This case study features Diablo, a 3.5 year old, Pitbull, lab mix. Diablo was adopted from the shelter when he was about 5 months old.
Diablo and his family had worked with other trainers to help with his reactivity to dogs. They struggled with the fact that Diablo was not consistently motivated for food or toys, especially when he became anxious. They felt like they kept on hitting dead ends in his training, and were not sure how to progress.
His family wanted to enjoy their walks with him, and help him learn how to socialize with dogs belonging to close family and friends.
They felt frustrated because the moment Diablo was around another dog they lost all connection to him. Diablo would bark, lunge and begin biting or chewing on his leash. As a result, they frequently felt they could not include him as much as they wanted to in their everyday activities, and they felt stressed taking him out for daily walks.
Diablo’s family was referred to my by another trainer that felt unsure of how to help him progress in his training.
The first step was to establish motivation in training. To do this we needed to develop healthy eating habits. Diablo was being free fed. This means that because Diablo was a very “picky” eater, his parents were in the habit of leaving food available throughout the day. This de-valued food, and only made him “pickier” about when and what he ate. We started off by adjusting the amount of food that was being offered at each meal, and any food that was not eaten within 5-10 minutes was picked up. We knew we had found the appropriate quantity of food when Diablo was consistently eating breakfasts and dinner for a period of one week.

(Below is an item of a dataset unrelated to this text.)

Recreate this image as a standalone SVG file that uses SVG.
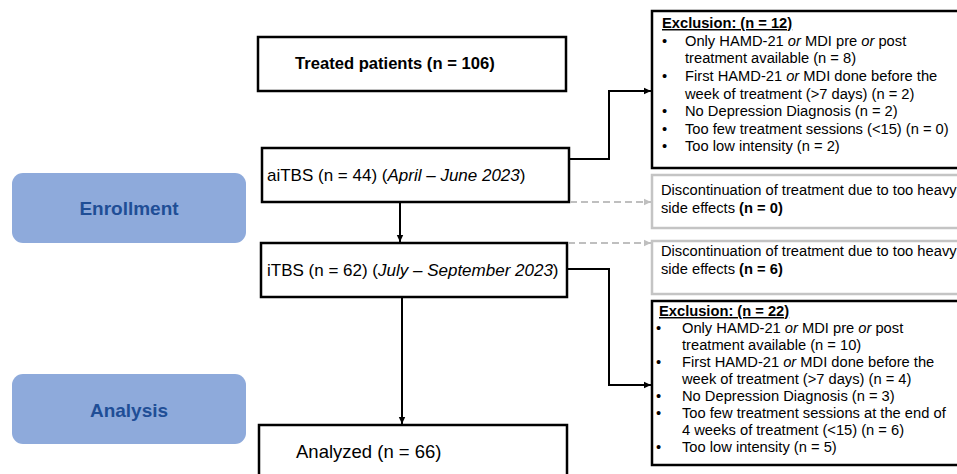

Food had also become “poisoned” because Diablo had frequently associated food with highly stressful situations (ie. the close proximity of other dogs). So it was important that we begin pairing food with other highly reinforcing activities. We paired food with games of tug, going outside his front door for a walk, and games where Diablo would jump around to catch bubbles! He started to learn that food did not always predict stressful events.
Once we had established motivation in training, we started to set his foundation. We started Mat Work training. Mat Work training improves communication, strengthens trust and can be used to “put relaxation on cue.” This is similar to the way people that practice yoga or meditation feel calmer when they pull out their cushion or yoga mat. Once these foundation patterns were well established we began to use the mat to facilitate two way communication.

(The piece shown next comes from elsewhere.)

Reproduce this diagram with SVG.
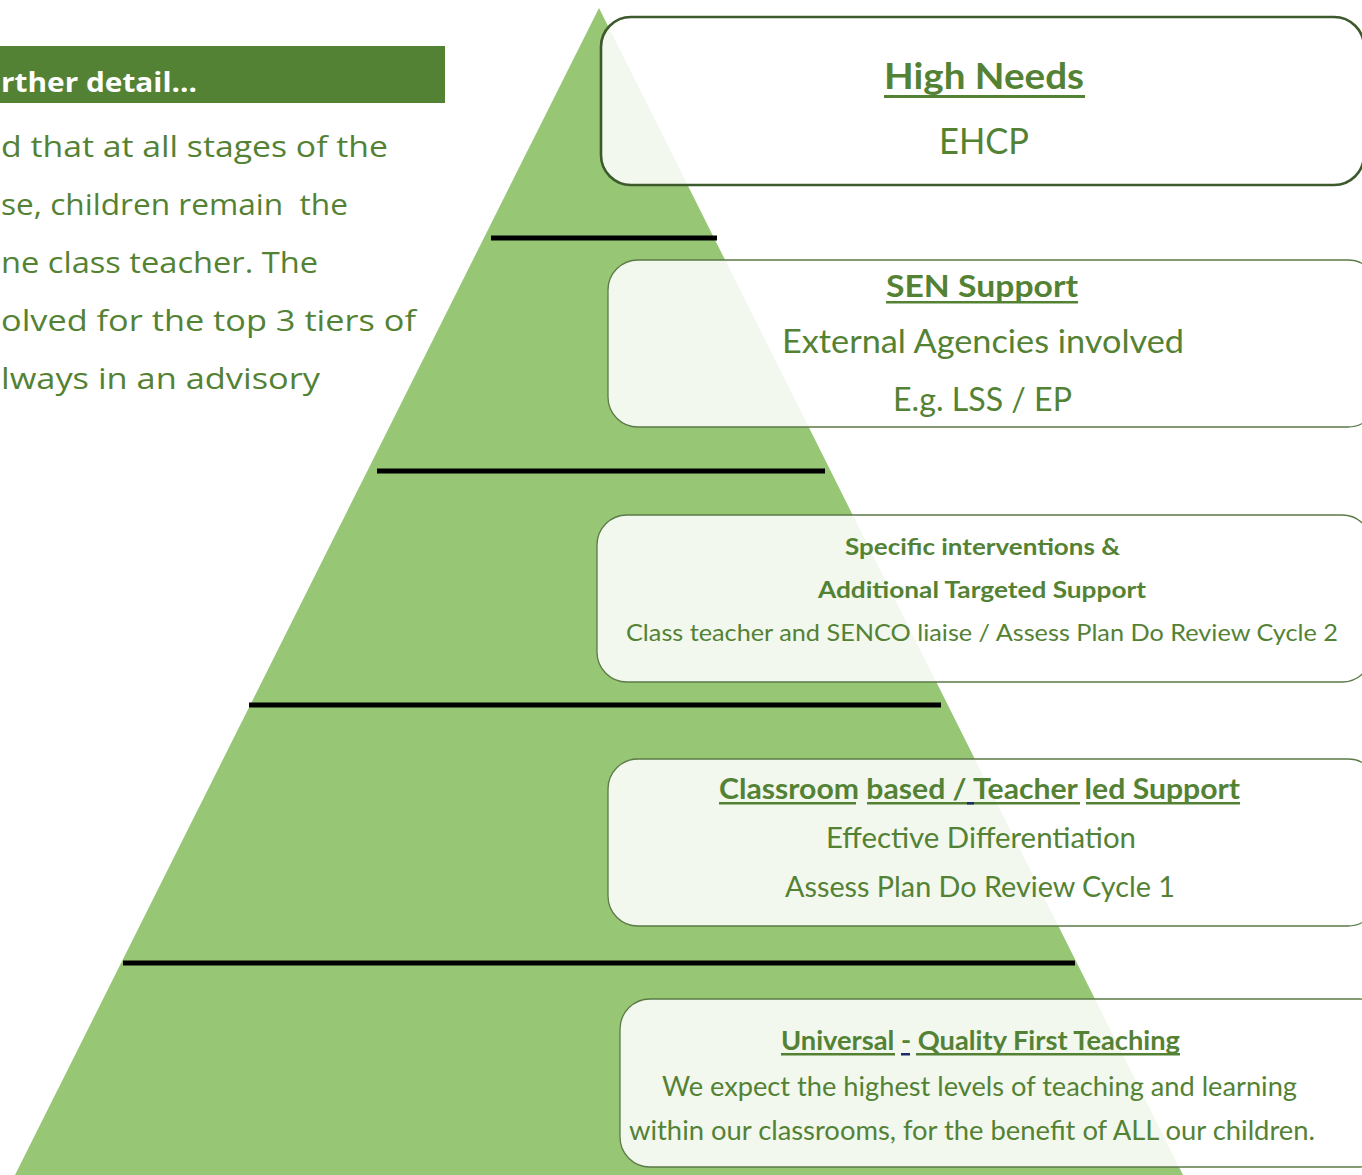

The mat was used to promote calm behavior, and as a diagnostic tool to assess when Diablo was at-threshold or over-threshold.
Once a healthy eating schedule was established, Diablo showed dramatic improvement in his response to training. The same games and activities that his family loved to play with Diablo were used to re-frame Diablo’s association with training. They learned how to incorporate these games into his training to help alleviate stress, improve retention of newly learned skills and to help him decompress after a particularly challenging training session.
It wasn’t long before his owners started to report that Diablo was starting to “check-in” when he saw other dogs on walks. They were even more excited to note that if he did go “over-threshold” he would quickly recover, whereas previously, this would have left him frantic, and worked up for the remainder of their walk.